Look through the entries below and extract exactly the lines from the one containing "Generate a web page that draws this." through the one containing "const candleMinutes = 5", ends included.
⁂
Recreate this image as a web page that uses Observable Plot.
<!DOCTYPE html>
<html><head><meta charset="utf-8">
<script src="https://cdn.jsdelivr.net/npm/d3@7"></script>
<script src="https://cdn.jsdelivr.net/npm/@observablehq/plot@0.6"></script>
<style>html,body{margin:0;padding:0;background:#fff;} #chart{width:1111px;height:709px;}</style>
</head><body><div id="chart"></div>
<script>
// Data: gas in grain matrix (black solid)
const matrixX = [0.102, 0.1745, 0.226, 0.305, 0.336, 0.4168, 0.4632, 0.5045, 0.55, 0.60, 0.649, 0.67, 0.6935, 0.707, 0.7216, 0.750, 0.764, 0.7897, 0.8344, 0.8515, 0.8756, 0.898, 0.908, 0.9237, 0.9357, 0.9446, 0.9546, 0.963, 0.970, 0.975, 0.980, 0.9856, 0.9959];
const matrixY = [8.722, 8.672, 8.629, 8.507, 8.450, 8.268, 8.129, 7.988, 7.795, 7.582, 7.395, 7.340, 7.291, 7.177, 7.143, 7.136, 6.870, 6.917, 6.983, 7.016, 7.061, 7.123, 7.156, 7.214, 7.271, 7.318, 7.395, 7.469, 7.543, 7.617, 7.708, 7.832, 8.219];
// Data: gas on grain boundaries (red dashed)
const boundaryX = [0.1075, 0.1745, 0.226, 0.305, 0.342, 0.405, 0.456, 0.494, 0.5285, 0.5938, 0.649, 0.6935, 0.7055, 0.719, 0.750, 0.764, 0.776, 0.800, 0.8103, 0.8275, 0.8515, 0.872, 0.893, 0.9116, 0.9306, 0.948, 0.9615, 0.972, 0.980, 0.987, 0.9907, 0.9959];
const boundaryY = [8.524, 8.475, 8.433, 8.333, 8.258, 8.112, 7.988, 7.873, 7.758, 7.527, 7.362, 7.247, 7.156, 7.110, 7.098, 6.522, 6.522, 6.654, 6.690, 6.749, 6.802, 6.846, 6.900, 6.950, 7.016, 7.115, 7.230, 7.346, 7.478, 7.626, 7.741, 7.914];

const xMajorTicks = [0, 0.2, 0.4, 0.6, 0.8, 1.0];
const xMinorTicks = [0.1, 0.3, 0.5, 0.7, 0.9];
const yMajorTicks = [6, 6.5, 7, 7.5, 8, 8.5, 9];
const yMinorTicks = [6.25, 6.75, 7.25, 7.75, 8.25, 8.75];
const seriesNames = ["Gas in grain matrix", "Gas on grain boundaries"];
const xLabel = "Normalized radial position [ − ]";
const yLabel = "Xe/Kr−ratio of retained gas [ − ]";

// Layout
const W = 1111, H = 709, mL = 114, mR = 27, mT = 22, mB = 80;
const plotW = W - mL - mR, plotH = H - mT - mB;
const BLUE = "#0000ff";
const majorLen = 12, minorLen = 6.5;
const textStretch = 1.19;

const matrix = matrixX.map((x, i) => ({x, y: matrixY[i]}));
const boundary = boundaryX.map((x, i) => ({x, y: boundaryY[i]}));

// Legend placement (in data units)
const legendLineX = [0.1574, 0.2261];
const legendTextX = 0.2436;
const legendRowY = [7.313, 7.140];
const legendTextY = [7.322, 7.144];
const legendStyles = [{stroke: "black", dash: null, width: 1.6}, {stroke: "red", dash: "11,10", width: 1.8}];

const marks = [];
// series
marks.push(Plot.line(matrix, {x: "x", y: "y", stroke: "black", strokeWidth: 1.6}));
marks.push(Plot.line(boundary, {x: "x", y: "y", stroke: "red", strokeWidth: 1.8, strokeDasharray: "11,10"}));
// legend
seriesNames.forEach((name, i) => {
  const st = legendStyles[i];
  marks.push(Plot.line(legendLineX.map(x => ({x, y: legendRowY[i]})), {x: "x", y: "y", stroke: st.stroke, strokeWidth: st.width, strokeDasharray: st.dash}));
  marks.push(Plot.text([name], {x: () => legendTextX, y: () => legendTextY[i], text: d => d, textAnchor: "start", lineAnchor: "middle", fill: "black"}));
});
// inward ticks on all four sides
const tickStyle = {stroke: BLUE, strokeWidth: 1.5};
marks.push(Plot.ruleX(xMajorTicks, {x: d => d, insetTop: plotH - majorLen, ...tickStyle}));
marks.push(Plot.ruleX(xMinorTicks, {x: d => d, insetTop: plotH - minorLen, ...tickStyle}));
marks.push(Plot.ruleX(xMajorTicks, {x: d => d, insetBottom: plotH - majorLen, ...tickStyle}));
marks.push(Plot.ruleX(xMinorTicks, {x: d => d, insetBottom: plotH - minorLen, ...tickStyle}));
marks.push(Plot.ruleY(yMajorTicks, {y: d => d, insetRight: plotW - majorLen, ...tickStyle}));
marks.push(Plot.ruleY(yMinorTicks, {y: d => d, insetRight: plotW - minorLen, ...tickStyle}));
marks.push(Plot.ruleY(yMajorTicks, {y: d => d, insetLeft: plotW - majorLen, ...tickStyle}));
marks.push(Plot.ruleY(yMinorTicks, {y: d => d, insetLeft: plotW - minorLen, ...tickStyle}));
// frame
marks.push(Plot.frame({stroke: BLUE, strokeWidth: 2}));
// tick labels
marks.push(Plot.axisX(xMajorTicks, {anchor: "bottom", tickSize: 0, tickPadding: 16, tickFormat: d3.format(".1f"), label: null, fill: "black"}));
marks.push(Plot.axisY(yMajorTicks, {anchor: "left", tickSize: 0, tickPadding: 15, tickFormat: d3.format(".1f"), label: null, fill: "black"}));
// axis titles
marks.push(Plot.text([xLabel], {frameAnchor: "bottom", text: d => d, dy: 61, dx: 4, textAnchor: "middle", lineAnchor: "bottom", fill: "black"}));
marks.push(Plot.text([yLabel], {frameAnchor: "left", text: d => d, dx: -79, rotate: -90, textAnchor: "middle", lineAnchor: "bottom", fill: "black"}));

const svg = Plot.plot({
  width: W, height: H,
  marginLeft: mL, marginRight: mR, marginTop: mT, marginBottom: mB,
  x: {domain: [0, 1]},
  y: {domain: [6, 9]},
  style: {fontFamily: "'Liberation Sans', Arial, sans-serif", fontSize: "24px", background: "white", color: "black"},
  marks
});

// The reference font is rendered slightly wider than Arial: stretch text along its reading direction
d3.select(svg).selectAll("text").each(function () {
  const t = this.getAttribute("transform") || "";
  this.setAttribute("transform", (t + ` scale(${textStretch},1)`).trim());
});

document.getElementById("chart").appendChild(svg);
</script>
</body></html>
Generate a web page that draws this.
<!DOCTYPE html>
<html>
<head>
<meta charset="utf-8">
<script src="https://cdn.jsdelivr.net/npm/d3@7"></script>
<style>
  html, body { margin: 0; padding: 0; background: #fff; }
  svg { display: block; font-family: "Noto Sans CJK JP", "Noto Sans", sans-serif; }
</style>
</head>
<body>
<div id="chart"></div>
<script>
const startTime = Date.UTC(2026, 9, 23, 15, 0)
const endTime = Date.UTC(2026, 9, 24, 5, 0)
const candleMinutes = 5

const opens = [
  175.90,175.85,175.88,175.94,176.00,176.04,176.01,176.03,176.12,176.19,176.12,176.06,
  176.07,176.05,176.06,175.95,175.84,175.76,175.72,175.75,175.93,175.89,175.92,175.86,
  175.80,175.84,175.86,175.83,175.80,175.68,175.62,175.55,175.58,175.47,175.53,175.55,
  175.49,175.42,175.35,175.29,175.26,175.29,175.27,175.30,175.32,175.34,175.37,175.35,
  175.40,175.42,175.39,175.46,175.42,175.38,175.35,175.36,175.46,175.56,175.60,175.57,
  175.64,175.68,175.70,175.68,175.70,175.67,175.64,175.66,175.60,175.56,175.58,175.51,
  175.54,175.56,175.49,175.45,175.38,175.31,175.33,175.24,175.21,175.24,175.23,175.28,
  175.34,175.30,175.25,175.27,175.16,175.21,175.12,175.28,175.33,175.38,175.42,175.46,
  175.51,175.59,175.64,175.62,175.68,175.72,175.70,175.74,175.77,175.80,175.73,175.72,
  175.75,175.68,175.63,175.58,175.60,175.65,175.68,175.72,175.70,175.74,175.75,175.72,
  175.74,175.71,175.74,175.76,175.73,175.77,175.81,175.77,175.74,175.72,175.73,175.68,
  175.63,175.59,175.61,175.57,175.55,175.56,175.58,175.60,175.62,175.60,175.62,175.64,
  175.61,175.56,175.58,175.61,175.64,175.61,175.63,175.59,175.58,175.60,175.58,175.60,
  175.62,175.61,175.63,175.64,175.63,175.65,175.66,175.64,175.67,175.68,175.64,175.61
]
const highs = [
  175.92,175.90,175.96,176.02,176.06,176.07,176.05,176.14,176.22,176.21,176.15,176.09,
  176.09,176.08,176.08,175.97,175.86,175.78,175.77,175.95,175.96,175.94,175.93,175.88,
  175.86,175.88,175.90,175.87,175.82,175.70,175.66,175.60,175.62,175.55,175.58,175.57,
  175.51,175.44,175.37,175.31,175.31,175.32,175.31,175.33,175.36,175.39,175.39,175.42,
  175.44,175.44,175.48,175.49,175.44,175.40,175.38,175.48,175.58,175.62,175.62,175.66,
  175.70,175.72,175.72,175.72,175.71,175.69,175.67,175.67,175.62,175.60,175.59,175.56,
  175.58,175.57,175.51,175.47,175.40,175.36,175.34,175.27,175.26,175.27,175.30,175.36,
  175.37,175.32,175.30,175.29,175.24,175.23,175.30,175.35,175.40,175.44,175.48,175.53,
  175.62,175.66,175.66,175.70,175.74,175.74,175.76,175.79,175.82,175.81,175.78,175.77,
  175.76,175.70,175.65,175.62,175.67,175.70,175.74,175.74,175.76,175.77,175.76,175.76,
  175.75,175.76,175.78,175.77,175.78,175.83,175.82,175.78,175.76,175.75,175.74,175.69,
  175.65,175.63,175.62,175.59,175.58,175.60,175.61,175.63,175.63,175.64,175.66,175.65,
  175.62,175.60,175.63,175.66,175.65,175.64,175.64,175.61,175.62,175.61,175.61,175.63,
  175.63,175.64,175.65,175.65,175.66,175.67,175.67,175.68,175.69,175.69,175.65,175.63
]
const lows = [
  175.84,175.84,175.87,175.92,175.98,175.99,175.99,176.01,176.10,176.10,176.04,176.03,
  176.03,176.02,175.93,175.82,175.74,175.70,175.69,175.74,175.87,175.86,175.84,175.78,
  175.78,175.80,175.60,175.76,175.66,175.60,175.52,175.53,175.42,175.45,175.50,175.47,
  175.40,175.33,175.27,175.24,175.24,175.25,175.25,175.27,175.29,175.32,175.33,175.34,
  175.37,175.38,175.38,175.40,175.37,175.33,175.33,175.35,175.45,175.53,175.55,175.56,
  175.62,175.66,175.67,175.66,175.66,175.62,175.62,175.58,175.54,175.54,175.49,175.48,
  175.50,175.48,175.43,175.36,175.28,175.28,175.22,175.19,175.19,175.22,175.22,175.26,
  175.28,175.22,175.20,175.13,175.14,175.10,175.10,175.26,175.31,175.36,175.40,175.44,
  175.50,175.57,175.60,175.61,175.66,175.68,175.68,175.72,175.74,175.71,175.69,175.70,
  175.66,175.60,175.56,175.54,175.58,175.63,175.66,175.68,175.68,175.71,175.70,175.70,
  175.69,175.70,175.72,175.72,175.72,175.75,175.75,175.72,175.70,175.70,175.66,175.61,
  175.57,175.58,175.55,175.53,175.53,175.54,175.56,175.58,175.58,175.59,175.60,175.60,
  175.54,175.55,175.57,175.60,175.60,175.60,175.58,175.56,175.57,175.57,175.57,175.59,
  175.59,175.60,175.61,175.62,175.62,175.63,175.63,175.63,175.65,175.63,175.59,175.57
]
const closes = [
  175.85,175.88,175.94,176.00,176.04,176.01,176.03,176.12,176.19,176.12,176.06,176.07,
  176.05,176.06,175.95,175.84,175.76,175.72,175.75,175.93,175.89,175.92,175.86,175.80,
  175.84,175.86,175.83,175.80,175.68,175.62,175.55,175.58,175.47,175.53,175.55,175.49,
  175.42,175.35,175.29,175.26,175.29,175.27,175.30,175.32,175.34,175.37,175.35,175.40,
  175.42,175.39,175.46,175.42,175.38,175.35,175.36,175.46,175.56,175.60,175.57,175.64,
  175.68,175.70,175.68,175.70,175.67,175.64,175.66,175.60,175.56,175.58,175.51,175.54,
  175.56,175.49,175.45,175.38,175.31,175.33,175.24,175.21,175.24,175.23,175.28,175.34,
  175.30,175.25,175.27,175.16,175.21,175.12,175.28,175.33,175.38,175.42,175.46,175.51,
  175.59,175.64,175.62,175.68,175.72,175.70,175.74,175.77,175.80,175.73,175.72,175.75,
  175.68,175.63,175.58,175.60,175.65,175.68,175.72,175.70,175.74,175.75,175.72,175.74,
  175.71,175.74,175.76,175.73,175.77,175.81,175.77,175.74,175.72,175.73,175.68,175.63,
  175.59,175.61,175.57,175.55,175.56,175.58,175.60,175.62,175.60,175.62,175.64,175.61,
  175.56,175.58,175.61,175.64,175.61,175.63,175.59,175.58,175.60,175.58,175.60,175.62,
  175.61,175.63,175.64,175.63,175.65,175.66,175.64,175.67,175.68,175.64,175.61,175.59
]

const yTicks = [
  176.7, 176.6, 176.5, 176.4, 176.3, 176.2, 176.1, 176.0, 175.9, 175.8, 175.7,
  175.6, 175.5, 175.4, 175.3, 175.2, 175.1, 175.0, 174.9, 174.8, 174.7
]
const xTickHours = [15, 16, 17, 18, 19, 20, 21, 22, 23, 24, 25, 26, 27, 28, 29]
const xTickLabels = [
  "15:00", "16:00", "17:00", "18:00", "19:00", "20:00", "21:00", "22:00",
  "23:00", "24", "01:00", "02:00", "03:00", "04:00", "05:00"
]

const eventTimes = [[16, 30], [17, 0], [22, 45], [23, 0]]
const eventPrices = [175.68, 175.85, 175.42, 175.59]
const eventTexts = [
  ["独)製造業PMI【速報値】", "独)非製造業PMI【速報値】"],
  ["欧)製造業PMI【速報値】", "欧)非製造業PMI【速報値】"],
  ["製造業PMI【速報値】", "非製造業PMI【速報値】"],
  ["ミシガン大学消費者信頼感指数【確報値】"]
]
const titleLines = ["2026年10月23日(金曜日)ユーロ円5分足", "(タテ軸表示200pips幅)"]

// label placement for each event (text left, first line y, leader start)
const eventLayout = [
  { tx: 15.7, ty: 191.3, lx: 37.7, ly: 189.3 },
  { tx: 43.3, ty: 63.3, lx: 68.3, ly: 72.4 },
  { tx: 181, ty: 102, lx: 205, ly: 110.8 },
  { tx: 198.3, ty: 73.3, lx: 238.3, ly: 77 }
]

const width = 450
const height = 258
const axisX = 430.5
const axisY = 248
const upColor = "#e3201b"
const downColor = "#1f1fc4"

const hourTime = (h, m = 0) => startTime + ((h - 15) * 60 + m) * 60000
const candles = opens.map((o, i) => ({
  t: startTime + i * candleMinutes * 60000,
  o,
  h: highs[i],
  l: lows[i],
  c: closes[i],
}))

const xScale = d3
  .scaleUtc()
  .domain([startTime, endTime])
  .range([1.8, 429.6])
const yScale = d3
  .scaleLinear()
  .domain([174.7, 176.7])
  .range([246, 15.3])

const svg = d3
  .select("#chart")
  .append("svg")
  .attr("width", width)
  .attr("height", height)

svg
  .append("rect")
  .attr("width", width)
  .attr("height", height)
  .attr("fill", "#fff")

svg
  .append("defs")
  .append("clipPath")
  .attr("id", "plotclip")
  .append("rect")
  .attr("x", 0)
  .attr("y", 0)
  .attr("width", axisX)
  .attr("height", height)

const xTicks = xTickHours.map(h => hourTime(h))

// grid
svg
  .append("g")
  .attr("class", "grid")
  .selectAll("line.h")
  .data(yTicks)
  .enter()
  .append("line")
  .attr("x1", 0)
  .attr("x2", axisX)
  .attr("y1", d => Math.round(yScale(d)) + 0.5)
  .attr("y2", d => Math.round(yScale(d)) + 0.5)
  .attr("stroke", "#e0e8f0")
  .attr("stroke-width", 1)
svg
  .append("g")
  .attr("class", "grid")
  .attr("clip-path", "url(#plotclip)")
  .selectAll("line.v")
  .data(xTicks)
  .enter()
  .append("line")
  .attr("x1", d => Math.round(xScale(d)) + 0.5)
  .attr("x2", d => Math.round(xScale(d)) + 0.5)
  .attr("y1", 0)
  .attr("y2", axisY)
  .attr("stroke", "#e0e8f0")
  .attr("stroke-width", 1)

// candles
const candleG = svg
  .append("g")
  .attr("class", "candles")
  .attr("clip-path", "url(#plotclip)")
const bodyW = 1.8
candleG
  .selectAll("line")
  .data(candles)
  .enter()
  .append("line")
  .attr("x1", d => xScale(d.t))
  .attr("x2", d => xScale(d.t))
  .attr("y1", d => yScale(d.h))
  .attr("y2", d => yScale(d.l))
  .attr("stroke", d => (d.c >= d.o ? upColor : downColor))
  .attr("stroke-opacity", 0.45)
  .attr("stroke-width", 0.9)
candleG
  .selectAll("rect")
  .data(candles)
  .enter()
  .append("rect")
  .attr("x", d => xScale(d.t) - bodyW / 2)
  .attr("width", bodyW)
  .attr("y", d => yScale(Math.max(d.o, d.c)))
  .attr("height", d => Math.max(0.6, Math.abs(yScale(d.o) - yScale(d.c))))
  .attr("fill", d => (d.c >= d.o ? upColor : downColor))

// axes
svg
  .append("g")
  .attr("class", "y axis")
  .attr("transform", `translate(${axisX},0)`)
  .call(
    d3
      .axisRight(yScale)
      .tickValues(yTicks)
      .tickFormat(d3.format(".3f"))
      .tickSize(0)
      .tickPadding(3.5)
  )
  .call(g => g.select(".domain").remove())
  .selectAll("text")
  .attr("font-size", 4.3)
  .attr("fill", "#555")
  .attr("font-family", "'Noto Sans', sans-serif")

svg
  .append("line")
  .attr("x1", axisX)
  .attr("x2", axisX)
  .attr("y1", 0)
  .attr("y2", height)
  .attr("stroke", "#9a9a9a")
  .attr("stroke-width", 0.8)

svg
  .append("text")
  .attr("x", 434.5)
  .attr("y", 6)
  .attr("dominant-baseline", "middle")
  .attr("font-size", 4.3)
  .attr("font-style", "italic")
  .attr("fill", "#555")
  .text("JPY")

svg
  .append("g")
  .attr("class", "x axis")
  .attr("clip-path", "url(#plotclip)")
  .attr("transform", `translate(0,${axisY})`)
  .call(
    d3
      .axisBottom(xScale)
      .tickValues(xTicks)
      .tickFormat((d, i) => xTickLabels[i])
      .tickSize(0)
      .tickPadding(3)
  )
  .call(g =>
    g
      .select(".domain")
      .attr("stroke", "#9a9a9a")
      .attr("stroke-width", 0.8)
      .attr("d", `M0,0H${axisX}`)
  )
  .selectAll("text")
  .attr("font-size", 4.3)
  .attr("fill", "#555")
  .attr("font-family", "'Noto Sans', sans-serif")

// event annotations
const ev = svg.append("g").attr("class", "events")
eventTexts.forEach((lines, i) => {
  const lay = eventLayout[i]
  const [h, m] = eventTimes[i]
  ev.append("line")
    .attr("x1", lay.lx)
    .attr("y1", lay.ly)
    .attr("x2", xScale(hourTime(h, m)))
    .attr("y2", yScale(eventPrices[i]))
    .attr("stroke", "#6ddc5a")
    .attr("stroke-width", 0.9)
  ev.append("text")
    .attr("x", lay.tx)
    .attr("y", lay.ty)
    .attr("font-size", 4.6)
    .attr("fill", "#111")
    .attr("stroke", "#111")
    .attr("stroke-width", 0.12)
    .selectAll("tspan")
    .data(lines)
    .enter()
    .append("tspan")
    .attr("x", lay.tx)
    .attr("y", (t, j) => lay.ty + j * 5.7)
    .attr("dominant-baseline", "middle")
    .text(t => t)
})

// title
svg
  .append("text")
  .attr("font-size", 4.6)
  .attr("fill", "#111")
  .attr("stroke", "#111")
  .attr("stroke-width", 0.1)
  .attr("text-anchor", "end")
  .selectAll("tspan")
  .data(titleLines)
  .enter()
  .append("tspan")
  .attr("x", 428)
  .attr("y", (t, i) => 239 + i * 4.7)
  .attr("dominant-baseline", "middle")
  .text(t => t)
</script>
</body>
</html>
⁂
Completed task:
Generate a web page that draws this.
<!DOCTYPE html>
<html>
<head>
<meta charset="utf-8">
<script src="https://cdn.jsdelivr.net/npm/d3@7"></script>
<style>
  html, body { margin: 0; padding: 0; background: #fff; }
  svg { display: block; font-family: "Noto Sans CJK JP", "Noto Sans", sans-serif; }
</style>
</head>
<body>
<div id="chart"></div>
<script>
const startTime = Date.UTC(2026, 9, 23, 15, 0)
const endTime = Date.UTC(2026, 9, 24, 5, 0)
const candleMinutes = 5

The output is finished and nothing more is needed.